三、原審以被告上開販賣第二級毒品未遂犯行事證明確,適用刑事訴訟法第299條第1項前段,毒品危害防制條例第4條第2項、第6項、第17條第2項、第18條第1項前段、第19條第1項,刑法第11條、第25條第2項等規定,並以行為人之責任為基礎,審酌被告正值青壯,明知第二級毒品之違法性,且會對施用者身心造成傷害,猶無視政府杜絕毒品禁令,為牟利而透過網際網路張貼訊息誘引不特定人與之交易毒品,助長毒品泛濫,影響社會治安,實值非難,被告本案販賣數量、金額非寡,然未達中、大盤毒梟之程度,且幸無毒品實際流通之情形,兼衡被告無前案紀錄,素行尚可,犯後均坦承犯行,並自陳高中畢業、從事直播、經濟狀況勉持、提供母親經濟支援及其家庭狀況(見原審卷第123至124頁)等一切情狀,量處有期徒刑3年。

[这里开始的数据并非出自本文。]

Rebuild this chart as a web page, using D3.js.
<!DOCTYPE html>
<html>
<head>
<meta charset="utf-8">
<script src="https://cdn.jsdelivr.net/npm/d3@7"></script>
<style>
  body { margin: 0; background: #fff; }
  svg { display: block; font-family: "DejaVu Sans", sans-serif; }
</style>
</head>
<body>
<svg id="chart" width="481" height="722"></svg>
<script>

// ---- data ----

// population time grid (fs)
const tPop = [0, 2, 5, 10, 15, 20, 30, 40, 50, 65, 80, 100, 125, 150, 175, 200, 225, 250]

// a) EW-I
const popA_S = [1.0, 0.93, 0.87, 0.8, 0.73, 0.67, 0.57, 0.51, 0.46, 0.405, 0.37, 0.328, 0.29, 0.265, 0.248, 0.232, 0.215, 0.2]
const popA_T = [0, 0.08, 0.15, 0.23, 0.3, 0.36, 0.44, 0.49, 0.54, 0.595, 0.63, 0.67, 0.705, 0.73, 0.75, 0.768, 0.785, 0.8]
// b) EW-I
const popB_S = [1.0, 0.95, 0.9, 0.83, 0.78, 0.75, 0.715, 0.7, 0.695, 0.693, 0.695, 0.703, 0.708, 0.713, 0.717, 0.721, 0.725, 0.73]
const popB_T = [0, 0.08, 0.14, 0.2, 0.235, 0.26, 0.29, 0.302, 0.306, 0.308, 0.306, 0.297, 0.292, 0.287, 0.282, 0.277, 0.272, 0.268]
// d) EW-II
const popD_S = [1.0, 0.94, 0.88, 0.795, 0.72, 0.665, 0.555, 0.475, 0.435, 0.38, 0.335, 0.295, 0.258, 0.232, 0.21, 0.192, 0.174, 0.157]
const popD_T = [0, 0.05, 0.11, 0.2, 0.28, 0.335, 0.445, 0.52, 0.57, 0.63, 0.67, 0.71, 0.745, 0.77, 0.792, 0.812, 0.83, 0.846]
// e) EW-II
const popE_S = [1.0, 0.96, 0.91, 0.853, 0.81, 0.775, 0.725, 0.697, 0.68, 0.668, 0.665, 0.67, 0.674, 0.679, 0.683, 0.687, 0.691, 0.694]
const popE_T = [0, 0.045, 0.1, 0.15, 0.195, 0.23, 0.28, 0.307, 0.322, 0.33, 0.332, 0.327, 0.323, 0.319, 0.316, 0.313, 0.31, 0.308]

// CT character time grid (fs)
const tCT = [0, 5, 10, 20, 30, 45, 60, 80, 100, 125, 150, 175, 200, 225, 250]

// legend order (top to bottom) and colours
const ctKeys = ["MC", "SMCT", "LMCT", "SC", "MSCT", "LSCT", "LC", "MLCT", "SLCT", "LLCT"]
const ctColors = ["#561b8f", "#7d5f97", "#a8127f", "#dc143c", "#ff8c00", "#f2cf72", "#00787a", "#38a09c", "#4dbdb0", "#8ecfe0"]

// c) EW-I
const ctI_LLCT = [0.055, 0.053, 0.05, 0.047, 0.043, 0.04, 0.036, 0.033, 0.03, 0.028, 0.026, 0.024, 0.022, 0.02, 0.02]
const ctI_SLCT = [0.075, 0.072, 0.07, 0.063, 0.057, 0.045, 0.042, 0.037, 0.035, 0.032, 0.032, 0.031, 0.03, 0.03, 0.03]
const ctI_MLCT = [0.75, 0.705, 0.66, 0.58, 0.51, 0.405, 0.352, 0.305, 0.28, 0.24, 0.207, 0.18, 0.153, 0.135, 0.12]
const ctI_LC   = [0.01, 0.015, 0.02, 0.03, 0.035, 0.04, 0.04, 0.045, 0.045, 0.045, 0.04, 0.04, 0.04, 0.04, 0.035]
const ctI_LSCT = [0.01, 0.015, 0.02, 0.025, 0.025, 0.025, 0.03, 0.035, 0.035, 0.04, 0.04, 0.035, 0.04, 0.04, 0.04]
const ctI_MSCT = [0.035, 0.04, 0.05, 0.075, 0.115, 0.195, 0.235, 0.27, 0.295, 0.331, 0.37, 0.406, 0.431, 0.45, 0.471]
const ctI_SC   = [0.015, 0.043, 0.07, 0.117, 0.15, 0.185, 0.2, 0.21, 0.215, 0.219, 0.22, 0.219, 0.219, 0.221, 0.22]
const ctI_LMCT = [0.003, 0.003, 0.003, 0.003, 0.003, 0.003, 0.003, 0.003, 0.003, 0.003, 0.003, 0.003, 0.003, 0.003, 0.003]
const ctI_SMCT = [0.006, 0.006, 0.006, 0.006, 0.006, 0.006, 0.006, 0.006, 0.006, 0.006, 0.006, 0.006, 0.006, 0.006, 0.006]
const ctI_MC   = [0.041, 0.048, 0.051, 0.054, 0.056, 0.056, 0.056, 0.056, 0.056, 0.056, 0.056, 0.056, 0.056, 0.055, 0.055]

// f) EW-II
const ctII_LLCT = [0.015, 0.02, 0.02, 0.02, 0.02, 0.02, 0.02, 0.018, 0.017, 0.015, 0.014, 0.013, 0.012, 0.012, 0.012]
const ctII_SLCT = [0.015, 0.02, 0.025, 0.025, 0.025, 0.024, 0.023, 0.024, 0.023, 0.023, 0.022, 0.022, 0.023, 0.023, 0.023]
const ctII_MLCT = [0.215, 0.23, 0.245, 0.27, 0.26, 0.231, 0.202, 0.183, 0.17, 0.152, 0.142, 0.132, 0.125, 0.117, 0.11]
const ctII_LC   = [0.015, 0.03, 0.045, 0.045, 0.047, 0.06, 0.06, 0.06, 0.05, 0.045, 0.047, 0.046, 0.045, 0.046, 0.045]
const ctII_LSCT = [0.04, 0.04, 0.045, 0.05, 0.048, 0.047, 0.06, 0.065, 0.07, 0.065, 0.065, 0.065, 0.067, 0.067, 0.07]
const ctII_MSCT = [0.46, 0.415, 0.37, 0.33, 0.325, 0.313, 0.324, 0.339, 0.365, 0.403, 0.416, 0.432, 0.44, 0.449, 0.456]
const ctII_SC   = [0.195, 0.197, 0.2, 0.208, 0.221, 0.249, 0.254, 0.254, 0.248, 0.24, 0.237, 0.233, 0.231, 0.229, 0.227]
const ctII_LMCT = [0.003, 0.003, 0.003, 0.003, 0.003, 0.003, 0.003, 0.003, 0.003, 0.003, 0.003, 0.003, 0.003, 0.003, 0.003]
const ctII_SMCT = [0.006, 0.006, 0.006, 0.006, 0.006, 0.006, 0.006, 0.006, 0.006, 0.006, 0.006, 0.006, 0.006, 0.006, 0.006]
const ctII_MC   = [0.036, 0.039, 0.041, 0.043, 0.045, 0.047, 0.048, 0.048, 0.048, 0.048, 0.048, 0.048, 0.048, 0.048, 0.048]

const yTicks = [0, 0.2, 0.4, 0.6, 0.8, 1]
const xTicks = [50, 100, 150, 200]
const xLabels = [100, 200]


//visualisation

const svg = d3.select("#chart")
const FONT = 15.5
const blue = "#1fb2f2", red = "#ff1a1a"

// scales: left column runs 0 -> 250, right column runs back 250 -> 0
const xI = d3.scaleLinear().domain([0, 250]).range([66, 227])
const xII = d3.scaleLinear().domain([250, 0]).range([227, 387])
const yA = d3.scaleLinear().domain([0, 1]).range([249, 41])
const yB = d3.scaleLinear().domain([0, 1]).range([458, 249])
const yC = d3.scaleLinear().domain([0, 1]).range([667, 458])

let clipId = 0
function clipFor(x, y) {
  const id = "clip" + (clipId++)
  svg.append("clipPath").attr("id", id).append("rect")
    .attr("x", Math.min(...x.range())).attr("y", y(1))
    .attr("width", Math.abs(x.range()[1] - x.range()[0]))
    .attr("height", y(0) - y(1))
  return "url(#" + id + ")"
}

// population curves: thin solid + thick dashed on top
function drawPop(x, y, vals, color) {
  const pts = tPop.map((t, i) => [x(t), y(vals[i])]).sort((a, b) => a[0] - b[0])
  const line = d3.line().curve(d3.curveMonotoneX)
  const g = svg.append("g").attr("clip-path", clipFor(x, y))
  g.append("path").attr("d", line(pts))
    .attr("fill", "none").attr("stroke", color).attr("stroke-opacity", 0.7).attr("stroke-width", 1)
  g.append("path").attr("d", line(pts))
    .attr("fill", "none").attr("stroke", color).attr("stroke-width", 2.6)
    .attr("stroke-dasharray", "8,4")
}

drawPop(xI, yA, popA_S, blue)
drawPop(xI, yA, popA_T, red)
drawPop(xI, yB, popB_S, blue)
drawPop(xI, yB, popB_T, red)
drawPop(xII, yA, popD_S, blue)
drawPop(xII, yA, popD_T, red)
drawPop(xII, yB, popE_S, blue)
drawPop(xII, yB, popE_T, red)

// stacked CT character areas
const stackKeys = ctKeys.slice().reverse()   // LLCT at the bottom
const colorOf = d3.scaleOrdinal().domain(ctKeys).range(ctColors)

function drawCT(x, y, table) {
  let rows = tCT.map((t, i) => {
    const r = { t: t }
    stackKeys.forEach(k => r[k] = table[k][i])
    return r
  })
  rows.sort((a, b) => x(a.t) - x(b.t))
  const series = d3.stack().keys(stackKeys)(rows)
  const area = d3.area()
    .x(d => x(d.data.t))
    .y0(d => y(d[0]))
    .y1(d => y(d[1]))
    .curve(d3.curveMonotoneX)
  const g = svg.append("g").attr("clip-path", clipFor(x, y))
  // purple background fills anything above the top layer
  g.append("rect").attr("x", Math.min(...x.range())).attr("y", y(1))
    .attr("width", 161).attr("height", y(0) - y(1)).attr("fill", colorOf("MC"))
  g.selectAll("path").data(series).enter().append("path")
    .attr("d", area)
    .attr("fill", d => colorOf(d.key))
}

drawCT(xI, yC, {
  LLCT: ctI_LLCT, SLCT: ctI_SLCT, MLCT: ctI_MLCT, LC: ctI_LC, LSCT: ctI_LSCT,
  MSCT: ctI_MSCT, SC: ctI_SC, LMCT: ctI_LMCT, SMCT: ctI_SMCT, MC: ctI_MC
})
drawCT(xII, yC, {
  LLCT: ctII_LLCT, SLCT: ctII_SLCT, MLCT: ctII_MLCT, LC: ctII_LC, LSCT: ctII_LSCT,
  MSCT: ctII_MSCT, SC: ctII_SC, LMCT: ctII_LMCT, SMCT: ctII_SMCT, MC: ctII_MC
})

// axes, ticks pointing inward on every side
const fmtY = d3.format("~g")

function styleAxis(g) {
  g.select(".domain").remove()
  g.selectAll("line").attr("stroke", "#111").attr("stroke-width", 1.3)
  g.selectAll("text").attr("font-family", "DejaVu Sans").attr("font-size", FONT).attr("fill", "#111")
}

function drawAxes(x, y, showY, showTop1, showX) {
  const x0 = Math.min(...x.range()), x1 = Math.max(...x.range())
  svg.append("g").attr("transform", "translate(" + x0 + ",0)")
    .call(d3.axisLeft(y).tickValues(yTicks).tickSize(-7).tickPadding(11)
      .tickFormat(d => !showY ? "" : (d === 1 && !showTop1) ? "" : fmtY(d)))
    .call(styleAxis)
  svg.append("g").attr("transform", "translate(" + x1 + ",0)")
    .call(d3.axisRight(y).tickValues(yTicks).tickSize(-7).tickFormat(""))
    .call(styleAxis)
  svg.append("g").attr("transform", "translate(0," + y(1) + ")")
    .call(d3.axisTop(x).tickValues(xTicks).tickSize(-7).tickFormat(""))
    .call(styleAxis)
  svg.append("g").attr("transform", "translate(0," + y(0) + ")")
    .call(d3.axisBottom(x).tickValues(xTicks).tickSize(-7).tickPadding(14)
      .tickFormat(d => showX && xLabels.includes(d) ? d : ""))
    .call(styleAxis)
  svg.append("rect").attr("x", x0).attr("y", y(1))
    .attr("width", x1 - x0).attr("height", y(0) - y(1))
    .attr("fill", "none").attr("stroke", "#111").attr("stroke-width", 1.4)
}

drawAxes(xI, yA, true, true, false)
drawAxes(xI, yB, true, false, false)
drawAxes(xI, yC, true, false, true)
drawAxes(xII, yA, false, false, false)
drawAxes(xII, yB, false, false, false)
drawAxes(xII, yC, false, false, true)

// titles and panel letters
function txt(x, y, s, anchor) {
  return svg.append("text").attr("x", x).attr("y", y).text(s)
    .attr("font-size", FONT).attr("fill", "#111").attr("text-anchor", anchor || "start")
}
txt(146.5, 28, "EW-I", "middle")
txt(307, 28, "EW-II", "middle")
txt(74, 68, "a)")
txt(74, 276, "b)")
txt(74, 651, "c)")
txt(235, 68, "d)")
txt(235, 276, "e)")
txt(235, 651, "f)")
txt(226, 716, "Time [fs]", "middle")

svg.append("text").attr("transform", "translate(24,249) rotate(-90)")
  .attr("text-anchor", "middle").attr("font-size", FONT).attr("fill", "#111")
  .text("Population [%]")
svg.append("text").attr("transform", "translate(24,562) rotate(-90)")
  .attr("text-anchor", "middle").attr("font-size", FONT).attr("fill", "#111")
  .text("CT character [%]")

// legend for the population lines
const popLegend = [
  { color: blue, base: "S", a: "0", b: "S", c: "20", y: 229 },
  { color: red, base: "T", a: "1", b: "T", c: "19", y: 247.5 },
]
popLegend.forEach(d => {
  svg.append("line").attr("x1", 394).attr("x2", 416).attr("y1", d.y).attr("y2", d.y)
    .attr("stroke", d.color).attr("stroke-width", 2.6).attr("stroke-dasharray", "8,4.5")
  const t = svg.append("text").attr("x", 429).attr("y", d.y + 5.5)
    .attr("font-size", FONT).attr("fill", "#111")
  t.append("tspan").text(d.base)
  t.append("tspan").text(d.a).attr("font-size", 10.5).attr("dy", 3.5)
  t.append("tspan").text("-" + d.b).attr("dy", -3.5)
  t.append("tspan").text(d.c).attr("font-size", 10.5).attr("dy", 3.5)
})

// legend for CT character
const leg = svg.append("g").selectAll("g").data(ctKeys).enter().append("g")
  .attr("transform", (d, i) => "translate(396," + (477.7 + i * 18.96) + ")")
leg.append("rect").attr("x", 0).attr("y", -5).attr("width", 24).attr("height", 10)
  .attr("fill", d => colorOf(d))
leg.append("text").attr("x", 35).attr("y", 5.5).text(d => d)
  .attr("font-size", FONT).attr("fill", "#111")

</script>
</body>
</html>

並就沒收部分敘明:㈠按查獲之第一級、第二級毒品及專供製造或施用第一級、第二級毒品之器具,不問屬於犯罪行為人與否,均沒收銷燬之,毒品危害防制條例第18條第1項前段定有明文。
扣案之第二級毒品大麻1包(含包裝袋1只,驗餘淨重9.7977公克),為被告本案欲販賣予員警之毒品等情,業據被告供承在卷(見原審卷第89頁),核屬本案查獲之第二級毒品,依毒品危害防制條例第18條第1項前段規定,不問屬於犯罪行為人與否,沒收銷燬之;
直接用以盛裝大麻之包裝袋1只,因以目前採行之鑑驗方式仍無法將毒品成分完全析離,併依前揭規定沒收銷燬。
至鑑驗耗用之部分既已滅失,自毋庸再為沒收銷燬之諭知,附此敘明。
㈡扣案之蘋果廠牌手機1支,為被告所有,供其與員警聯繫本案毒品交易所用之物等情,亦據被告供述明確(見原審卷第121頁),並有上開微信通訊軟體對話紀錄擷圖照片可佐,即屬其本案販賣第二級毒品未遂犯行所用之物,應依毒品危害防制條例第19條第1項規定,不問屬於犯罪行為人與否,沒收之。

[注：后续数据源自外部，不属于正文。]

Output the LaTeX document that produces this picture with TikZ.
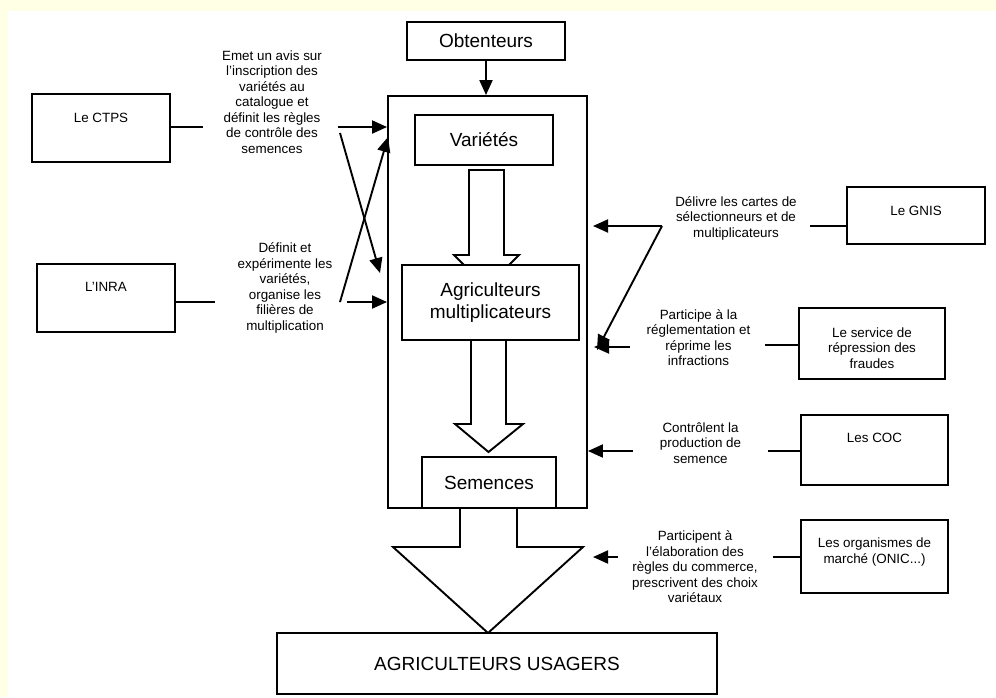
\documentclass[tikz,border=0pt]{standalone}
\usepackage{fontspec}
\setmainfont{Liberation Sans}
\usetikzlibrary{arrows.meta}
\definecolor{bgy}{RGB}{255,255,230}
\begin{document}
\begin{tikzpicture}[x=1pt,y=-1pt,
  box/.style={draw,line width=1.9pt,fill=white,inner sep=0pt},
  lbl/.style={inner sep=0pt,align=center,font=\fontsize{13.4}{15.5}\selectfont},
  big/.style={font=\fontsize{19}{21.5}\selectfont,align=center},
  ln/.style={line width=1.9pt},
  arr/.style={line width=1.9pt,-{Triangle[length=15pt,width=13pt]}},
  blk/.style={line width=1.9pt,fill=white,line join=miter}]
\fill[bgy] (0,0) rectangle (996,697);
\fill[white] (8,11) rectangle (996,697);
\useasboundingbox (0,0) rectangle (996,697);

% outer frame
\node[draw,line width=1.9pt,inner sep=0pt,minimum width=199pt,minimum height=412pt] (outer) at (487.5,302) {};

% block arrows
\draw[blk] (469,170) -- (504,170) -- (504,255) -- (519,255) -- (486.5,287.5) -- (454,255) -- (469,255) -- cycle;
\draw[blk] (471,340) -- (471,424) -- (455,424) -- (488.5,452) -- (523,424) -- (506,424) -- (506,340);
\draw[blk] (460,508) -- (460,547) -- (393,547) -- (488,633) -- (583,547) -- (517,547) -- (517,508);

% central boxes
\node[box,big,minimum width=158pt,minimum height=38pt] (obt) at (486,41) {Obtenteurs};
\node[box,big,minimum width=138pt,minimum height=50pt] (var) at (484,140) {Variétés};
\node[box,big,minimum width=177pt,minimum height=75pt] (agm) at (490.5,302.5) {Agriculteurs\\multiplicateurs};
\node[box,big,minimum width=134pt,minimum height=51pt] (sem) at (489,482.5) {Semences};
\node[box,big,minimum width=440pt,minimum height=61pt] (usa) at (497,663.5) {AGRICULTEURS USAGERS};

\draw[arr] (obt.south) -- (obt.south |- outer.north);

% left actors
\node[box,minimum width=138pt,minimum height=68pt] (ctps) at (101,128) {};
\node[lbl] (ctpst) at (101,118) {Le CTPS};
\node[box,minimum width=138pt,minimum height=68pt] (inra) at (106,298) {};
\node[lbl] (inrat) at (106,287) {L'INRA};

\node[lbl] (ctpsd) at (272,102) {Emet un avis sur\\l'inscription des\\variétés au\\catalogue et\\définit les règles\\de contrôle des\\semences};
\node[lbl] (inrad) at (285,288) {Définit et\\expérimente les\\variétés,\\organise les\\filières de\\multiplication};

\coordinate (ctpsA) at (203,127);
\coordinate (ctpsB) at (338,127);
\coordinate (inraA) at (215,302);
\coordinate (inraB) at (347,302);
\coordinate (xA) at (340,133);
\coordinate (xAe) at (380,273);
\coordinate (xB) at (340,302);
\coordinate (xBe) at (388,137);
\draw[ln] (ctps.east |- ctpsA) -- (ctpsA);
\draw[arr] (ctpsB) -- (ctpsB -| outer.west);
\draw[ln] (inra.east |- inraA) -- (inraA);
\draw[arr] (inraB) -- (inraB -| outer.west);
\draw[arr] (xA) -- (xAe);
\draw[arr] (xB) -- (xBe);

% right actors
\node[box,minimum width=138pt,minimum height=57pt] (gnis) at (916,215.5) {};
\node[lbl] (gnist) at (916,211) {Le GNIS};
\node[box,minimum width=146pt,minimum height=71pt] (srv) at (872,343.5) {};
\node[lbl] (srvt) at (872,348) {Le service de\\répression des\\fraudes};
\node[box,minimum width=147pt,minimum height=70pt] (coc) at (874.5,450) {};
\node[lbl] (coct) at (874.5,438) {Les COC};
\node[box,minimum width=147pt,minimum height=73pt] (org) at (874.5,556.5) {};
\node[lbl] (orgt) at (874.5,552) {Les organismes de\\marché (ONIC...)};

\node[lbl] (gnisd) at (736,218) {Délivre les cartes de\\sélectionneurs et de\\multiplicateurs};
\node[lbl] (srvd) at (698.5,337.5) {Participe à la\\réglementation et\\réprime les\\infractions};
\node[lbl] (cocd) at (700.5,443) {Contrôlent la\\production de\\semence};
\node[lbl] (orgd) at (695,567) {Participent à\\l'élaboration des\\règles du commerce,\\prescrivent des choix\\variétaux};

\coordinate (gnisA) at (810,226);
\coordinate (gnisB) at (662,226);
\coordinate (gnisE) at (593,226);
\coordinate (diagE) at (597,350);
\coordinate (srvA) at (765,345);
\coordinate (srvB) at (630,347);
\coordinate (srvE) at (594,347);
\coordinate (cocA) at (768,451);
\coordinate (cocB) at (633,451);
\coordinate (orgA) at (773,557);
\coordinate (orgB) at (618,557);
\coordinate (orgE) at (593,557);

\draw[ln] (gnis.west |- gnisA) -- (gnisA);
\draw[arr] (gnisB) -- (gnisE);
\draw[arr] (gnisB) -- (diagE);
\draw[ln] (srv.west |- srvA) -- (srvA);
\draw[arr] (srvB) -- (srvE);
\draw[ln] (coc.west |- cocA) -- (cocA);
\draw[arr] (cocB) -- (cocB -| outer.east);
\draw[ln] (org.west |- orgA) -- (orgA);
\draw[arr] (orgB) -- (orgE);
\end{tikzpicture}
\end{document}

㈢此外,被告本案犯行經員警在交易現場查獲,毒品交易價款18,000元業已發還予員警,有上開證物認領保管單為證,難認被告有因本案販賣第二級毒品未遂犯行獲取任何犯罪利得,故無庸宣告沒收或追徵。
經核原審判決認事用法核無違誤,量刑亦屬妥適。
四、關於上訴理由之審酌:㈠被告上訴意旨略以:請再次查明毒品上手蕭○○是否業經警方查獲,請依刑法第59條之規定酌減被告之刑,並請審酌被告無前科紀錄,並領有中度身心障礙手冊,且有經濟壓力,請從輕量刑,並諭知緩刑,給予被告自新之機會等語。

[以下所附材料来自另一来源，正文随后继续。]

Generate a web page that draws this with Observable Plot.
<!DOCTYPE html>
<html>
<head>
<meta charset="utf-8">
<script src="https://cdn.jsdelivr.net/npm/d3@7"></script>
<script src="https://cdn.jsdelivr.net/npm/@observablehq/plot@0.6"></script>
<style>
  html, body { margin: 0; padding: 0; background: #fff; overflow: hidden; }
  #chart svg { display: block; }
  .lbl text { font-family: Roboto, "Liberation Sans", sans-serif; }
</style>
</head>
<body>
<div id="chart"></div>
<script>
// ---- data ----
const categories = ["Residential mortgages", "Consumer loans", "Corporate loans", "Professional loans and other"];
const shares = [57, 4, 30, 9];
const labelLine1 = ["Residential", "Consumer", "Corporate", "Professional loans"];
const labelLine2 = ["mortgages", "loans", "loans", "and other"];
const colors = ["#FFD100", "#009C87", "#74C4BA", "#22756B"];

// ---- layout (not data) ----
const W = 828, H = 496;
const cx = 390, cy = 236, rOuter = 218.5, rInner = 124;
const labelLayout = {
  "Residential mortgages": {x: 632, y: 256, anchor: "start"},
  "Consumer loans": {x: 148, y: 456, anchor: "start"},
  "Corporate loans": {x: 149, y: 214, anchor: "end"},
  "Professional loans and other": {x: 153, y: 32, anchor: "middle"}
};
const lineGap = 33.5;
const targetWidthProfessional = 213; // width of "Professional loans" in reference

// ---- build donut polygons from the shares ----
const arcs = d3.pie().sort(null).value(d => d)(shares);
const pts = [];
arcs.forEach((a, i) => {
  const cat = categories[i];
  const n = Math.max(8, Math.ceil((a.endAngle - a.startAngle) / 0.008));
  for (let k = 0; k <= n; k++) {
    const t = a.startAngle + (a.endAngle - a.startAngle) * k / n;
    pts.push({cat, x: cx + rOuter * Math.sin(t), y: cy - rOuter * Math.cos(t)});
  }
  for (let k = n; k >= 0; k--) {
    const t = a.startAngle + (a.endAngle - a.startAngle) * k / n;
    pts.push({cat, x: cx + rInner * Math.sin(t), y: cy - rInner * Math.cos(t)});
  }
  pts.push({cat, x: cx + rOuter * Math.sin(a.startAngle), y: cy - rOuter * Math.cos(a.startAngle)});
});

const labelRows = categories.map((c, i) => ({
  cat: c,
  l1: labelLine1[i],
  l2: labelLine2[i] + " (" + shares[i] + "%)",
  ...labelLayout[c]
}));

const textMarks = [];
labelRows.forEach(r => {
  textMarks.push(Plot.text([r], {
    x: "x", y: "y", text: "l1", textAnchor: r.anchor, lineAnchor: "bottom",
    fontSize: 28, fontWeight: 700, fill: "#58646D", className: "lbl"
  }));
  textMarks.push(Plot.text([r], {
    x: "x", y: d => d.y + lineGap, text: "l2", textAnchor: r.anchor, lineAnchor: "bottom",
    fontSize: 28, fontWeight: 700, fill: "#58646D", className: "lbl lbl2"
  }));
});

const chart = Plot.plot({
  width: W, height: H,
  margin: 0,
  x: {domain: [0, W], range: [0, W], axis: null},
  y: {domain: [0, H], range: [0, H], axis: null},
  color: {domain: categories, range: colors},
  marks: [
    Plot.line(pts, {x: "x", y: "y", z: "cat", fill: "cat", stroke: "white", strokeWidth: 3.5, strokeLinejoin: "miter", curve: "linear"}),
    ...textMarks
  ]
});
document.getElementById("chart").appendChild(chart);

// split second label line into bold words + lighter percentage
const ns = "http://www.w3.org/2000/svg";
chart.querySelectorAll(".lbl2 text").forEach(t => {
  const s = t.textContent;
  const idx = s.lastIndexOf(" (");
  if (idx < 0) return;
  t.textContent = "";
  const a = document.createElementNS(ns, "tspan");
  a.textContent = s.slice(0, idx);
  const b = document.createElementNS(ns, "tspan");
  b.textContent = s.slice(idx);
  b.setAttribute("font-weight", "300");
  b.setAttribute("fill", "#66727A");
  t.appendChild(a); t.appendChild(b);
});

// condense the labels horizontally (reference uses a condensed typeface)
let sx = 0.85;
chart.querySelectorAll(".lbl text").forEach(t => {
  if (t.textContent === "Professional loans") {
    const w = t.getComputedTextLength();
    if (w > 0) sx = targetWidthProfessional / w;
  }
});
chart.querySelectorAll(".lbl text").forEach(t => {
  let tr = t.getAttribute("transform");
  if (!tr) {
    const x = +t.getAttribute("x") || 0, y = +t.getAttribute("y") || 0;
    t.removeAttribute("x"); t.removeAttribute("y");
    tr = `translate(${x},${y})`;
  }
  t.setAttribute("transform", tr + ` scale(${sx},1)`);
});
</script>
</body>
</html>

㈡本院查:⒈本院業已再次函詢臺灣臺中地方檢察署及臺中市政府警察局太平分局,惟臺灣臺中地方檢察署及臺中市政府警察局太平分局函復均以:本件未因被告之供述而查獲其毒品上手「蕭○○」等語,已如前述(詳理由欄貳、二、㈣所述),自無從依毒品危害防制條例第17條第1項之規定減輕其刑。
是以被告此部分上訴所陳並無足採。
⒉被告所犯販賣第二級毒品未遂犯行,其法定刑經適用刑法第25條第2項、毒品危害防制條例第17條第2項之規定遞減輕其刑後,所得量處之最低刑度,與本案犯罪情節相較,實無何犯罪情狀顯可憫恕,認科以最低度刑猶嫌過重之情形,已如前述(詳理由欄貳、二、㈤所述),故認原審以被告所犯販賣第二級毒品未遂犯行並無再適用刑法第59條之規定予以減輕其刑之餘地,並無違誤,是以被告此部分上訴所陳亦無足採。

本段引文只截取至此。